When it comes to patients themselves, the fear and distrust present in the Black community comes from a long and sordid history of mistreatment by the medical establishment. From the development of the speculum in 1840 and the surgeries performed on enslaved women without their consent and without anesthesia, to the decade’s long Tuskegee Study in the mid 1900’s that infected hundreds of men with syphilis, to the taking of cells without consent from a Black woman in 1951 in order to advance science. And if we want to lead ourselves to believe that this is the past and things are better now, one need only look at Serena Williams, who almost died after a C-section because doctors didn’t listen to her as she advocated for the needs of and feelings within her own body.

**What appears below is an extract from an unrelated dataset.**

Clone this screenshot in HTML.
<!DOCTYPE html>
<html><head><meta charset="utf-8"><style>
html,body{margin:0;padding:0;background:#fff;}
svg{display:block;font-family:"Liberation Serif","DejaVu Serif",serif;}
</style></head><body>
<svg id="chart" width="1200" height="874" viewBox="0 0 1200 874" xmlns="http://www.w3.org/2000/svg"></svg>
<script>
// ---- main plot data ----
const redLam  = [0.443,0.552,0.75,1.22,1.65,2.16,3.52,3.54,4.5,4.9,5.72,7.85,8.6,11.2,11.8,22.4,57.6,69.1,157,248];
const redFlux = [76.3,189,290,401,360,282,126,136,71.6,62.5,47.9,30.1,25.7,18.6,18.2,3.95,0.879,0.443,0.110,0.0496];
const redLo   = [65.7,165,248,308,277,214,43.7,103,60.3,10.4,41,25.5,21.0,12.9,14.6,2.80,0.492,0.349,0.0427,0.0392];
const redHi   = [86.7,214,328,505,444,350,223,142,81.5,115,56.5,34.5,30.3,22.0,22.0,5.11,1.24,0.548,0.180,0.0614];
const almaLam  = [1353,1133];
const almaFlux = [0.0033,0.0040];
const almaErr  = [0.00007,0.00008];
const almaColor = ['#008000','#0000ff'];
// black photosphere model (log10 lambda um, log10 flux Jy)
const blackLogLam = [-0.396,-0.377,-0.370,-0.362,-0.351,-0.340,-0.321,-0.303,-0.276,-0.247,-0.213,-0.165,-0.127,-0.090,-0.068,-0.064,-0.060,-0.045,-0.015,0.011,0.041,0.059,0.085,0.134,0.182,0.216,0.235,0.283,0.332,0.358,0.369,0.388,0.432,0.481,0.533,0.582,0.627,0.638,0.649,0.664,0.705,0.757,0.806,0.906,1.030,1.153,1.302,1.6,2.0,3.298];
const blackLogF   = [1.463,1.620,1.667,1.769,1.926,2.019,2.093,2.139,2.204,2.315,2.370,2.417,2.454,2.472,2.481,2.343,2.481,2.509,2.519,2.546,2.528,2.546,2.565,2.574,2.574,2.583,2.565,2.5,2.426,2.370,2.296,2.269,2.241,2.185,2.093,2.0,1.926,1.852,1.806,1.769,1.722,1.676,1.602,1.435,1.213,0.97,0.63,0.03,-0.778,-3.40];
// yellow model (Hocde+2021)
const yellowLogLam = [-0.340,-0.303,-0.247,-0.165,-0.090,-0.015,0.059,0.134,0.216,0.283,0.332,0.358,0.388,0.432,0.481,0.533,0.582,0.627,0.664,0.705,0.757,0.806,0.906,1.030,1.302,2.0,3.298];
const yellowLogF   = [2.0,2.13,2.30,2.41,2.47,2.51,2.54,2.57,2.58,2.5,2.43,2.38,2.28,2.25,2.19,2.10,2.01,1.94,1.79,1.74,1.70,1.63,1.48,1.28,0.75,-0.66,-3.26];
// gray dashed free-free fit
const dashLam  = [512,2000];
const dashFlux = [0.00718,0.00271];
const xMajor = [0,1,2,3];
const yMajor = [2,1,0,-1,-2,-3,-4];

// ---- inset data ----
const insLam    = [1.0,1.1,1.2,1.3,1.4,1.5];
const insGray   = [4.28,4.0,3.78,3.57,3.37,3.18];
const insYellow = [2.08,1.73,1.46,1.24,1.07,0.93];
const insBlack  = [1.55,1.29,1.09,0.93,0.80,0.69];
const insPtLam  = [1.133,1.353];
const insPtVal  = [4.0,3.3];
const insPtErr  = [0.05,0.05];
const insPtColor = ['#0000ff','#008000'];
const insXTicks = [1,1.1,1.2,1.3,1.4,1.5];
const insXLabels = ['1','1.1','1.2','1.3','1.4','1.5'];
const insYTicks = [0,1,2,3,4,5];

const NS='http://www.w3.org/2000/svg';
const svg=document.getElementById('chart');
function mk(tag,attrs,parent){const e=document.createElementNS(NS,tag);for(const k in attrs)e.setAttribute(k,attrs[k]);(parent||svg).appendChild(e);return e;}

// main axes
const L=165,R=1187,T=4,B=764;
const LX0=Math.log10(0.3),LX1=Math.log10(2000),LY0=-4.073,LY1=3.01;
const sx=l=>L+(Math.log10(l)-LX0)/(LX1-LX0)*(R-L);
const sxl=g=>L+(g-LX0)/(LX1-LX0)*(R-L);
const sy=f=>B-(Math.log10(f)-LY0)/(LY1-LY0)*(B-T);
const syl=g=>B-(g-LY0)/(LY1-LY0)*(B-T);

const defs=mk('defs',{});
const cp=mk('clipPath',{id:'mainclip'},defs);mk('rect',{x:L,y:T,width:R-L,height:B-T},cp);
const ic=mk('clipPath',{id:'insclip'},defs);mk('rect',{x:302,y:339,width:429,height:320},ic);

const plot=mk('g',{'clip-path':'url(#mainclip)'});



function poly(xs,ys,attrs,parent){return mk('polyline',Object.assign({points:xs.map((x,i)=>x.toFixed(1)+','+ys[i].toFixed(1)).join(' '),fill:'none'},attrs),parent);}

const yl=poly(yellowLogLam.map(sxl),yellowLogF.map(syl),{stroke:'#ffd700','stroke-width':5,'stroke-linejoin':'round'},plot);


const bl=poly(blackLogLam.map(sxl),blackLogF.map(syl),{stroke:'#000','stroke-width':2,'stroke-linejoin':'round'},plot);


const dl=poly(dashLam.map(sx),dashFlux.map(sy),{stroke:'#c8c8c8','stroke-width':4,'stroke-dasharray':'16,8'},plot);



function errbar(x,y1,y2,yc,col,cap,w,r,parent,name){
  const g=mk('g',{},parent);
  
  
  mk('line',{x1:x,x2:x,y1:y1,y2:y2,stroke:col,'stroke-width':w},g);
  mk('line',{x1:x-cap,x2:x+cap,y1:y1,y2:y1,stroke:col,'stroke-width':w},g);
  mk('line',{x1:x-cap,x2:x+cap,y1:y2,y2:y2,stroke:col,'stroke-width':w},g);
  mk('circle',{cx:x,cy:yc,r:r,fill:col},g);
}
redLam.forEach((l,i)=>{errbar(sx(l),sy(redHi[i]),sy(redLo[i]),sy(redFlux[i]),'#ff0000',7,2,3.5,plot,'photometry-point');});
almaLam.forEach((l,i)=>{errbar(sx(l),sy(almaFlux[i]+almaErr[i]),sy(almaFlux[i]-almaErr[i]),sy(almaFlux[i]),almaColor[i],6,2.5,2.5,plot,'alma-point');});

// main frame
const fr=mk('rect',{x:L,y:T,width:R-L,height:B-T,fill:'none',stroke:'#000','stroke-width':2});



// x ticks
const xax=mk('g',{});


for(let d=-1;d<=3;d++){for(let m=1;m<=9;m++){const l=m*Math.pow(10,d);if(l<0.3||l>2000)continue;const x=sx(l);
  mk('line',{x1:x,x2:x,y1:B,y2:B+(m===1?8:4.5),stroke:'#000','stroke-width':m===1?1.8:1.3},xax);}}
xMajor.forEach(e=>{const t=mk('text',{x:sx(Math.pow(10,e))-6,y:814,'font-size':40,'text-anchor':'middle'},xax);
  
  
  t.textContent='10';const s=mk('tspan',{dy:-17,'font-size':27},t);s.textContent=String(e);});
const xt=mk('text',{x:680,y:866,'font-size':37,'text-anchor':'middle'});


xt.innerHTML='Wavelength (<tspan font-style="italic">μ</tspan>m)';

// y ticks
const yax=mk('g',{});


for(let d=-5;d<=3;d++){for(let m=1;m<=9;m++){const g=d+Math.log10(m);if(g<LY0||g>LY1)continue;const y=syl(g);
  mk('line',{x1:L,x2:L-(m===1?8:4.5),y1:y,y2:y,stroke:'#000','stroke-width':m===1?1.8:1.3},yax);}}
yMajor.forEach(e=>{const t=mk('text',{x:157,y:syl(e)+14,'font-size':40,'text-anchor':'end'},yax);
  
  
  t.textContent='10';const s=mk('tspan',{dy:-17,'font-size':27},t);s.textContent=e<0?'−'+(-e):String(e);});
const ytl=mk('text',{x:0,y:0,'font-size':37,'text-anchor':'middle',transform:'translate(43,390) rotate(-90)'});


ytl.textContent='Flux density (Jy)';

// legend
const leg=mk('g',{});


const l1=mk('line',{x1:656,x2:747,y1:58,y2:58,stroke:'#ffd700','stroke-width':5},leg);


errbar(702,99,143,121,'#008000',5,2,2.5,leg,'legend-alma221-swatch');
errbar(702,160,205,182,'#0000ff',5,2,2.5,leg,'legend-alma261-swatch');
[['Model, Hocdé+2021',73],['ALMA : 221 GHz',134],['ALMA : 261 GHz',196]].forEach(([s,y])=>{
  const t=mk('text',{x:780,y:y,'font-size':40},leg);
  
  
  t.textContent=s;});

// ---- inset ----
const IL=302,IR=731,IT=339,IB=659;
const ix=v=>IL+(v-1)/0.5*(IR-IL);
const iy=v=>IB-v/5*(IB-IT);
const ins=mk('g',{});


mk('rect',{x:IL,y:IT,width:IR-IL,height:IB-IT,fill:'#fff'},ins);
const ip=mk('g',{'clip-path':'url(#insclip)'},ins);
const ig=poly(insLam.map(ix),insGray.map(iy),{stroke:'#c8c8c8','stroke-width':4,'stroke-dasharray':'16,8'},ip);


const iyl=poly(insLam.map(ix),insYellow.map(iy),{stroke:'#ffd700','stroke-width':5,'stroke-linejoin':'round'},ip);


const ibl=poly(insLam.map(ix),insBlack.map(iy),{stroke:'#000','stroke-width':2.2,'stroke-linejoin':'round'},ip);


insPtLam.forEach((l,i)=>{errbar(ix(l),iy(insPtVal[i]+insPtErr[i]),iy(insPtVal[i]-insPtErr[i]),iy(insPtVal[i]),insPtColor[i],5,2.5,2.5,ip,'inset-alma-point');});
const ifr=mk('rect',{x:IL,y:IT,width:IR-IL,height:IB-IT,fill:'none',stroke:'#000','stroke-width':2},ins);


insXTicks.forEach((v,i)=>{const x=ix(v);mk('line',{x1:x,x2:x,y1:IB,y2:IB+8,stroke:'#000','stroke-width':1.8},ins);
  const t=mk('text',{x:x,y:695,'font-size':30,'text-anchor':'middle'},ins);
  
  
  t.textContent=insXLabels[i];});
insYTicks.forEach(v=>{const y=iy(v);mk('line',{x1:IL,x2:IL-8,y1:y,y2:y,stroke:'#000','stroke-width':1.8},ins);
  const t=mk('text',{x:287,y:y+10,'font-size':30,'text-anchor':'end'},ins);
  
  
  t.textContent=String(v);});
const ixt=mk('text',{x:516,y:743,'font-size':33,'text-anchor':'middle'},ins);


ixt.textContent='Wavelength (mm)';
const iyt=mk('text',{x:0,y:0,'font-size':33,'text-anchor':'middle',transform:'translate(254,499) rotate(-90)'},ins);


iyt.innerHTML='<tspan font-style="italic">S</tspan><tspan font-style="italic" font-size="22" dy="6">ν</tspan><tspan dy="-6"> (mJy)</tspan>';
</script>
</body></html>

Righting the wrongs of racial inequity in healthcare
Dr. Khabele spoke of several ways to address these inequities. We must listen to Black women and believe their stories and their pain. We need to train more Black doctors, nurses and healthcare workers in order to better reflect the patient population. Only 32% of oncologists are women, and only 2.3% of practicing oncologists are Black. Only 7.8% of nurses are Black. And we have to do a lot more work at building trust within the communities we intend to serve, which begins with the recognition that both doctor and patient have expertise: doctors may have medical knowledge, but patients have self-knowledge of their own lived experience. And this needs to be heard.
Addressing these issues, Dr. Khabele says, is critical from a moral and economic standpoint. And in doing so, it will lead to better care for all of us.